MLAの学び―アーカイブ作業への応用―
史資料のアーカイブ化に際して、博物館や図書館で培われた方法から学ぶことは多いと感じます。博物館(Museums)、図書館(Libraries)、アーカイブズ(Archives)には、それぞれに独自の分類法とメタデータ構築方法がありますが、アーカイブ化の過程で役に立つこととは、一体何でしょうか。
歴史の記録としての文書類を取り扱うアーカイブズでは、4原則(出所原則・原秩序尊重原則・原形保存原則・記録の原則)に従って、資料が分類・整理されます。文書や記録には、それぞれ成り立ちがあり、その経緯が辿れるように保存し、未来に残していかなければなりません。つまり、異なるコンテクスト(脈絡)をもつ組織は、異なる分類体系のアーカイブズが構築されることになります。例えば、国や公的機関、企業、学園、文化施設で発生する文書・記録は、目的や性格がそれぞれ異なります。それぞれ独自のコンテクストで成り立っていますので、それらすべてに共通した分類法やメタデータの整備は困難です。

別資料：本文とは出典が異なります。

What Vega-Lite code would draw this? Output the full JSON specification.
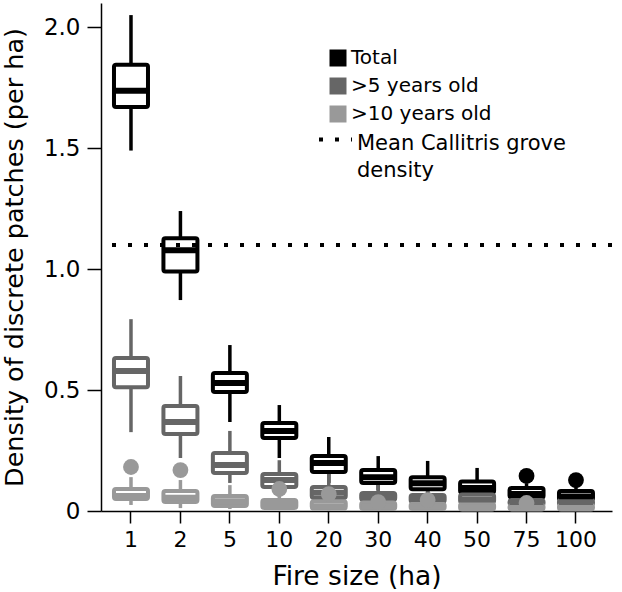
{
  "$schema": "https://vega.github.io/schema/vega-lite/v6.json",
  "width": 511,
  "height": 508,
  "autosize": {"type": "none"},
  "padding": {"left": 101, "top": 3, "right": 10, "bottom": 81},
  "background": "white",
  "config": {
    "font": "DejaVu Sans",
    "view": {"stroke": null},
    "axis": {"domainColor": "#000", "domainWidth": 1.5, "tickColor": "#000", "tickWidth": 1.5, "labelColor": "#000", "titleColor": "#000", "labelFontSize": 22, "titleFontWeight": "normal", "grid": false, "labelFont": "DejaVu Sans", "titleFont": "DejaVu Sans"},
    "axisY": {"tickSize": 14, "labelPadding": 7, "titlePadding": 16, "titleFontSize": 25.5, "labelFontSize": 23},
    "axisX": {"tickSize": 12, "labelPadding": 6, "titlePadding": 13, "labelAngle": 0, "titleFontSize": 26.5},
    "legend": {"labelColor": "#000", "labelFont": "DejaVu Sans", "labelLimit": 400, "padding": 0}
  },
  "datasets": {
    "boxes": [
      {"size": 1, "group": "Total", "lower": 1.49, "q1": 1.67, "median": 1.737, "q3": 1.845, "upper": 2.05},
      {"size": 2, "group": "Total", "lower": 0.872, "q1": 0.99, "median": 1.078, "q3": 1.128, "upper": 1.24},
      {"size": 5, "group": "Total", "lower": 0.368, "q1": 0.492, "median": 0.529, "q3": 0.57, "upper": 0.686},
      {"size": 10, "group": "Total", "lower": 0.219, "q1": 0.302, "median": 0.331, "q3": 0.364, "upper": 0.438},
      {"size": 20, "group": "Total", "lower": 0.116, "q1": 0.161, "median": 0.198, "q3": 0.227, "upper": 0.306},
      {"size": 30, "group": "Total", "lower": 0.085, "q1": 0.116, "median": 0.14, "q3": 0.17, "upper": 0.227},
      {"size": 40, "group": "Total", "lower": 0.07, "q1": 0.09, "median": 0.115, "q3": 0.14, "upper": 0.207},
      {"size": 50, "group": "Total", "lower": 0.055, "q1": 0.075, "median": 0.095, "q3": 0.122, "upper": 0.178},
      {"size": 75, "group": "Total", "lower": 0.04, "q1": 0.055, "median": 0.07, "q3": 0.095, "upper": 0.115},
      {"size": 100, "group": "Total", "lower": 0.03, "q1": 0.045, "median": 0.06, "q3": 0.083, "upper": 0.103},
      {"size": 1, "group": ">5 years old", "lower": 0.326, "q1": 0.512, "median": 0.579, "q3": 0.632, "upper": 0.793},
      {"size": 2, "group": ">5 years old", "lower": 0.219, "q1": 0.318, "median": 0.368, "q3": 0.434, "upper": 0.558},
      {"size": 5, "group": ">5 years old", "lower": 0.116, "q1": 0.157, "median": 0.19, "q3": 0.24, "upper": 0.331},
      {"size": 10, "group": ">5 years old", "lower": 0.06, "q1": 0.099, "median": 0.128, "q3": 0.153, "upper": 0.21},
      {"size": 20, "group": ">5 years old", "lower": 0.035, "q1": 0.054, "median": 0.075, "q3": 0.099, "upper": 0.157},
      {"size": 30, "group": ">5 years old", "lower": 0.025, "q1": 0.045, "median": 0.058, "q3": 0.074, "upper": 0.11},
      {"size": 40, "group": ">5 years old", "lower": 0.02, "q1": 0.037, "median": 0.05, "q3": 0.066, "upper": 0.1},
      {"size": 50, "group": ">5 years old", "lower": 0.018, "q1": 0.035, "median": 0.048, "q3": 0.068, "upper": 0.095},
      {"size": 75, "group": ">5 years old", "lower": 0.01, "q1": 0.025, "median": 0.035, "q3": 0.045, "upper": 0.07},
      {"size": 100, "group": ">5 years old", "lower": 0.01, "q1": 0.025, "median": 0.035, "q3": 0.045, "upper": 0.065},
      {"size": 1, "group": ">10 years old", "lower": 0.025, "q1": 0.05, "median": 0.062, "q3": 0.091, "upper": 0.14},
      {"size": 2, "group": ">10 years old", "lower": 0.012, "q1": 0.037, "median": 0.055, "q3": 0.083, "upper": 0.128},
      {"size": 5, "group": ">10 years old", "lower": 0.008, "q1": 0.021, "median": 0.04, "q3": 0.062, "upper": 0.107},
      {"size": 10, "group": ">10 years old", "lower": 0.005, "q1": 0.012, "median": 0.025, "q3": 0.045, "upper": 0.07},
      {"size": 20, "group": ">10 years old", "lower": 0.003, "q1": 0.01, "median": 0.02, "q3": 0.04, "upper": 0.055},
      {"size": 30, "group": ">10 years old", "lower": 0.003, "q1": 0.008, "median": 0.018, "q3": 0.035, "upper": 0.045},
      {"size": 40, "group": ">10 years old", "lower": 0.003, "q1": 0.008, "median": 0.018, "q3": 0.03, "upper": 0.04},
      {"size": 50, "group": ">10 years old", "lower": 0.002, "q1": 0.006, "median": 0.015, "q3": 0.03, "upper": 0.055},
      {"size": 75, "group": ">10 years old", "lower": 0.002, "q1": 0.006, "median": 0.012, "q3": 0.025, "upper": 0.03},
      {"size": 100, "group": ">10 years old", "lower": 0.002, "q1": 0.006, "median": 0.012, "q3": 0.025, "upper": 0.035}
    ],
    "outliers": [
      {"size": 75, "group": "Total", "value": 0.145},
      {"size": 100, "group": "Total", "value": 0.128},
      {"size": 1, "group": ">10 years old", "value": 0.182},
      {"size": 2, "group": ">10 years old", "value": 0.169},
      {"size": 10, "group": ">10 years old", "value": 0.091},
      {"size": 20, "group": ">10 years old", "value": 0.07},
      {"size": 30, "group": ">10 years old", "value": 0.037},
      {"size": 40, "group": ">10 years old", "value": 0.045},
      {"size": 75, "group": ">10 years old", "value": 0.033}
    ],
    "mean": [{"label": "Mean Callitris grove density", "value": 1.1}]
  },
  "layer": [
    {
      "data": {"name": "boxes"},
      "mark": {"type": "rule", "strokeWidth": 3.5},
      "encoding": {
        "x": {"field": "size", "type": "ordinal", "title": "Fire size (ha)", "scale": {"paddingInner": 0.2, "paddingOuter": 0.2675, "align": 0.386}},
        "y": {"field": "lower", "type": "quantitative", "title": "Density of discrete patches (per ha)", "scale": {"domain": [0, 2.1], "nice": false}, "axis": {"values": [0, 0.5, 1, 1.5, 2], "labelExpr": "datum.value == 0 ? '0' : format(datum.value, '.1f')"}},
        "y2": {"field": "upper"},
        "color": {"field": "group", "type": "nominal", "scale": {"domain": ["Total", ">5 years old", ">10 years old"], "range": ["#000000", "#666666", "#999999"]}, "legend": {"title": null, "orient": "none", "legendX": 227, "legendY": 45, "symbolType": "square", "symbolSize": 289, "rowPadding": 8, "labelOffset": 3, "labelFontSize": 20, "symbolStrokeWidth": 0, "symbolOpacity": 1, "encode": {"symbols": {"update": {"fill": {"scale": "color", "field": "value"}, "stroke": {"value": "transparent"}}}}}}
      }
    },
    {
      "data": {"name": "boxes"},
      "mark": {"type": "bar", "width": 34, "fill": "white", "strokeWidth": 4, "cornerRadius": 2},
      "encoding": {
        "x": {"field": "size", "type": "ordinal", "title": "Fire size (ha)"},
        "y": {"field": "q1", "type": "quantitative", "title": "Density of discrete patches (per ha)"},
        "y2": {"field": "q3"},
        "stroke": {"field": "group", "type": "nominal", "scale": {"domain": ["Total", ">5 years old", ">10 years old"], "range": ["#000000", "#666666", "#999999"]}, "legend": null}
      }
    },
    {
      "data": {"name": "boxes"},
      "mark": {"type": "tick", "size": 34, "thickness": 6, "opacity": 1},
      "encoding": {
        "x": {"field": "size", "type": "ordinal", "title": "Fire size (ha)"},
        "y": {"field": "median", "type": "quantitative", "title": "Density of discrete patches (per ha)"},
        "color": {"field": "group", "type": "nominal"}
      }
    },
    {
      "data": {"name": "outliers"},
      "mark": {"type": "point", "filled": true, "size": 250, "opacity": 1},
      "encoding": {
        "x": {"field": "size", "type": "ordinal", "title": "Fire size (ha)"},
        "y": {"field": "value", "type": "quantitative", "title": "Density of discrete patches (per ha)"},
        "color": {"field": "group", "type": "nominal"}
      }
    },
    {
      "data": {"name": "mean"},
      "mark": {"type": "rule", "strokeWidth": 4, "color": "#000"},
      "encoding": {
        "y": {"field": "value", "type": "quantitative", "title": "Density of discrete patches (per ha)"},
        "strokeDash": {"field": "label", "type": "nominal", "scale": {"range": [[4, 12]]}, "legend": {"title": null, "orient": "none", "legendX": 216, "legendY": 118, "symbolType": "stroke", "symbolSize": 1089, "symbolStrokeWidth": 4, "symbolStrokeColor": "#000", "labelOffset": 3, "labelFontSize": 21, "labelExpr": "['Mean Callitris grove', 'density']", "labelBaseline": "top", "encode": {"labels": {"update": {"dy": {"value": -7}, "lineHeight": {"value": 27}}}}}}
      }
    }
  ]
}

それでは、アーカイブ化の作業と利用レベルではどうでしょうか。資料の目録化・メタデータ化に際しては、Dublin CoreやISAD(G)などの目録記述の世界標準があります。一方で、博物館のコレクション・ドキュメンテーションは比較的体系化されており、参考になります。博物館コレクションにはモノ資料が多く、それらを言語化する過程で、シソーラス(同義語・類義語の語彙集)の開発・構築や一括資料の取り扱いと記録方法が発達しました。これらは、アーカイブの資料整理にも応用できます。
また、アーカイブ資料を書棚に配架する際には、やはり図書館の分類ラベルの機能は参考になります。アーカイブ資料は、図書館資料に歴史的性格が付与されるため、図書館の十進分類法をそのまま適用することはできませんが、少し工夫すれば、目録・台帳に当たらなくても資料の出し入れができるようになり、大変便利です。図書資料のように、バーコードを上手く活用してデータベースとつなげることができれば、貸出管理も楽になることから、利便性はさらに高まります。
このように、資料を記録・保存し、未来に伝えるという点において、博物館や図書館から学ぶことは多いと思います。同時に、各々が独自の歴史に基づく分類体系を保持することと、他機関や諸外国に学び、その方法をカスタマイズして取り入れていくことは、どちらも現状を改善し、発展させることになるのです。
ヘリテージサービス事業部アーカイブ担当 宮本飛鳥
英国の大学院で博物館学を学び、修士号を取得。英国でコレクション・ドキュメンテーションやコレクション・マネジメントの調査・ボランティアを経て、現職に至る。